As someone who writes multiple email campaigns every week, I must admit that even I sometimes fail to invest the proper amount of time thinking about the e-mail subject lines. Those 40-some-odd characters are just easy to gloss over. I’ve been working harder lately to avoid this fatal flaw.

Imagine a salesperson without an opening line. It doesn’t matter how good the rest of his pitch is; he’s probably already blown the sale. Here are some tips to boost your subject line performance.

INDICATE VALUE

The average consumer receives dozens of emails per day. When that many voices are competing for your attention, a natural sort of filtration process kicks in. Breakthrough that barrier by communicating a clear value proposition in the subject line. And to be clear, “value” doesn’t need to relate to money; it can also relate to education or exclusivity.

TEMPT AND TEASE

Last week I received the following subject line: “The savings account banks don’t want you to see.” I am not in the market for a new savings account, but the subject line was so compelling that I couldn’t help but click. Indeed, curiosity is a powerful weapon. Consumers are seduced by cliffhangers and subject lines are ripe with opportunity to exploit this. A word of caution, though: make sure the actual email content pays off the provocative subject line, so your recipients don’t feel like they were misled.

SHORT AND SWEET

Much like the content that lies inside, shorter subject lines typically perform better. According to Constant Contact, the sweet spot is 40 characters, which uncoincidentally is the length at which most mobile email clients truncate subject lines. Instapage points out that subject lines with exactly 5 words generate a 15.9% increase in open rates over longer ones.
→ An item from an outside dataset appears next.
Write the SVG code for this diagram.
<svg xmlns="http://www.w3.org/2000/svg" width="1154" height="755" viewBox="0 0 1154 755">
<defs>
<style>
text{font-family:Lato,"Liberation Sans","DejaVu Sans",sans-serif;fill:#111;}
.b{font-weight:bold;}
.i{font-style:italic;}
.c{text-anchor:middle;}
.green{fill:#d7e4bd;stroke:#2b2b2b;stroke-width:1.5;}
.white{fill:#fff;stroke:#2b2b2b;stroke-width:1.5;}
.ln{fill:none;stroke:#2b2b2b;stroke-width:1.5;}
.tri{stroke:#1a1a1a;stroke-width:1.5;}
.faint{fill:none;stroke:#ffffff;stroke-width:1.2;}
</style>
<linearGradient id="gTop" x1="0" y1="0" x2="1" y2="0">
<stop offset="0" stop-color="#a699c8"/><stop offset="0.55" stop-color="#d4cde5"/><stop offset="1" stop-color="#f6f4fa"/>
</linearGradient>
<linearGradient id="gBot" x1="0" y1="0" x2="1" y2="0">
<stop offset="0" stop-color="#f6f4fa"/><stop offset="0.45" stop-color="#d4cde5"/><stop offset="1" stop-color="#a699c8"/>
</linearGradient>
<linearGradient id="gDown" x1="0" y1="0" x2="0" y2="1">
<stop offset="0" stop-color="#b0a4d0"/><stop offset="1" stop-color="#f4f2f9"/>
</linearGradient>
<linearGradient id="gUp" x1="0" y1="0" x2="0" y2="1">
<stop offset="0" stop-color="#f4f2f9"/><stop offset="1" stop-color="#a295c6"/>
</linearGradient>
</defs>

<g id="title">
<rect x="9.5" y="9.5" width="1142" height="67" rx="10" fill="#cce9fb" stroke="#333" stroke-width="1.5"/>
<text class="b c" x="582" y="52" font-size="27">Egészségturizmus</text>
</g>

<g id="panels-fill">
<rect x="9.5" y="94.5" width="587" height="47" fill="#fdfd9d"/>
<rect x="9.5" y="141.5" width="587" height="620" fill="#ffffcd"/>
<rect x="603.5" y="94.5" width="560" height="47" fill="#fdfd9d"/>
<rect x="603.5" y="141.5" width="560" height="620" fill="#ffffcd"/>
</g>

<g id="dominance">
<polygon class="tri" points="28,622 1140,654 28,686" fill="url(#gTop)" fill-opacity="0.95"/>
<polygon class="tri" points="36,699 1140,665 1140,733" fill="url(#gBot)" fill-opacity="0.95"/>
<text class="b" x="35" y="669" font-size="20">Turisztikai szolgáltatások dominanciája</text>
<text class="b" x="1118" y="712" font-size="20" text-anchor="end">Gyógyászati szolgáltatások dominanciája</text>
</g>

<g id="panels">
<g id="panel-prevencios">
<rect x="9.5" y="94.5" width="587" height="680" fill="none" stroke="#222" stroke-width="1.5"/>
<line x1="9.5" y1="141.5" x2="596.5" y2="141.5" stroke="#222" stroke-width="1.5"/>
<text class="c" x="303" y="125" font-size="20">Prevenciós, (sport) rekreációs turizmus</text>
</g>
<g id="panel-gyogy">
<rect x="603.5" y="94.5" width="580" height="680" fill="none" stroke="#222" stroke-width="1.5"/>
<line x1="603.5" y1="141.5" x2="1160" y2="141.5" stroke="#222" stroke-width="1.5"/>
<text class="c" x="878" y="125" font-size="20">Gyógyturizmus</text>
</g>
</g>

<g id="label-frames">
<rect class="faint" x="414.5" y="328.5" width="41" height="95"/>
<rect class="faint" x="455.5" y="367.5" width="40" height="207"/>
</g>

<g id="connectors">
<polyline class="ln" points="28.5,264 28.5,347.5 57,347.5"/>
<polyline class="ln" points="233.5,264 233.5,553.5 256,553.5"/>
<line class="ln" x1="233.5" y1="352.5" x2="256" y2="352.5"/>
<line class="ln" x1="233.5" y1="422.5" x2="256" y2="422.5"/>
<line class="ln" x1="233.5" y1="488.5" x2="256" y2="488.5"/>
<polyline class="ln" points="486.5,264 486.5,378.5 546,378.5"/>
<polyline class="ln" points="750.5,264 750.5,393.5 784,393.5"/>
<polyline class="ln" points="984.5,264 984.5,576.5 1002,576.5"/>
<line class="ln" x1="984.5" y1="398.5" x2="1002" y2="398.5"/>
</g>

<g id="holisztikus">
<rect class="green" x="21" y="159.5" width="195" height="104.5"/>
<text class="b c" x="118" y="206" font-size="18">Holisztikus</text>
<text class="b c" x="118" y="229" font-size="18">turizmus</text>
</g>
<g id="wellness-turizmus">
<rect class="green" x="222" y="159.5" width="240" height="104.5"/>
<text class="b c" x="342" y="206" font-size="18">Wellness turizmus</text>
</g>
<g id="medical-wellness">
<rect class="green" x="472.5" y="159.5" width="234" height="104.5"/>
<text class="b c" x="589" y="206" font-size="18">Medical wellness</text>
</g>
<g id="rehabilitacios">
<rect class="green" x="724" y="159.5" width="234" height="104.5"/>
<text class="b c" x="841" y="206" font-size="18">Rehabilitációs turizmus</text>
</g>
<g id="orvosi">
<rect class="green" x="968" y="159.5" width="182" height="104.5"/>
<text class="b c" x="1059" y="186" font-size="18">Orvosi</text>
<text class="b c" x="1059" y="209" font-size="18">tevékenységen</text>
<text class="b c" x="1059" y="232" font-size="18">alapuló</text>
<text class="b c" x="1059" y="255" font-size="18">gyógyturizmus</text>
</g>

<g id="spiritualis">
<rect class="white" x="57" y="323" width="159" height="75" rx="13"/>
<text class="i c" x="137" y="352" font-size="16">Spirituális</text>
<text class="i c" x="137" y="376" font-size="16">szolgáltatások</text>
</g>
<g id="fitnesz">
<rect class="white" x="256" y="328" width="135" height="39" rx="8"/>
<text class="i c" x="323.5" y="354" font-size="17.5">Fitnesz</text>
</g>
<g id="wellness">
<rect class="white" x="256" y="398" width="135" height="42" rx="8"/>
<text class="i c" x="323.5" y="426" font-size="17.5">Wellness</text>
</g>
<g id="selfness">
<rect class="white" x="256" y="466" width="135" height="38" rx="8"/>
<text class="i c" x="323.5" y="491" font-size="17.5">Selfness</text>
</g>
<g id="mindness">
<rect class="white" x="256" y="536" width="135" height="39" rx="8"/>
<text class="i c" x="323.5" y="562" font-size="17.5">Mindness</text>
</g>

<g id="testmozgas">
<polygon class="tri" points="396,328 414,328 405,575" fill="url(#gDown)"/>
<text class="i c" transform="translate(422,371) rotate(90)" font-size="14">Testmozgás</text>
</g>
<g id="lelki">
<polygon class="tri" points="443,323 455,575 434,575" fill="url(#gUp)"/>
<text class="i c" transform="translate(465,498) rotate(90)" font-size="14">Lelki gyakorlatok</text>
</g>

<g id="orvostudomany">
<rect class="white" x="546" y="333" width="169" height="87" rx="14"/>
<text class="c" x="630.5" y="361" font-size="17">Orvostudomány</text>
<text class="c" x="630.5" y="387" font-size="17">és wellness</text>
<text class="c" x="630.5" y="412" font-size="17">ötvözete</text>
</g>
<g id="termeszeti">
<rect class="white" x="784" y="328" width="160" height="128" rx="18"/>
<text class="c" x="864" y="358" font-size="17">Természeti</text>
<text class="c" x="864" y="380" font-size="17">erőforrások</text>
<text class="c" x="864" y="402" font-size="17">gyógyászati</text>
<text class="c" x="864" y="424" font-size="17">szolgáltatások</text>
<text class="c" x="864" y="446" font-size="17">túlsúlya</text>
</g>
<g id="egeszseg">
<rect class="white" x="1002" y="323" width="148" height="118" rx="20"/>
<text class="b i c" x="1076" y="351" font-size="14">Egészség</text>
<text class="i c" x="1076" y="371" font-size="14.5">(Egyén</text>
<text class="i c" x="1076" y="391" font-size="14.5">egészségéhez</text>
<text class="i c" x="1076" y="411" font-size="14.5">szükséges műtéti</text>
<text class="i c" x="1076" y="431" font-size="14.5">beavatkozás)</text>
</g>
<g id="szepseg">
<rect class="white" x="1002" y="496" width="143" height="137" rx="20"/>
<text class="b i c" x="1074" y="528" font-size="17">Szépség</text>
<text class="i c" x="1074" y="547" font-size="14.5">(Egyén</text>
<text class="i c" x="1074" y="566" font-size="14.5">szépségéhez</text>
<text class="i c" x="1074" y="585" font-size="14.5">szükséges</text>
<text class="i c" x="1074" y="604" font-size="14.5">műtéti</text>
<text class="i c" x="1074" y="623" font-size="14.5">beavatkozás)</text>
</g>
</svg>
If your subject line needs to be longer, at least structure it so the most important information is frontloaded.

TESTING 1-2-3

If you’re not testing your subject lines, you’re doing it wrong. At the end of the day, we can make reasoned calculations, but we can’t predict with certainty whether a subject line will perform up to par. That’s where testing comes in handy. Create at least two subject lines and test them against each other. You can do this by isolating 10 to 20 percent of your email list and sending Version A to half of that population and Version B to the other half.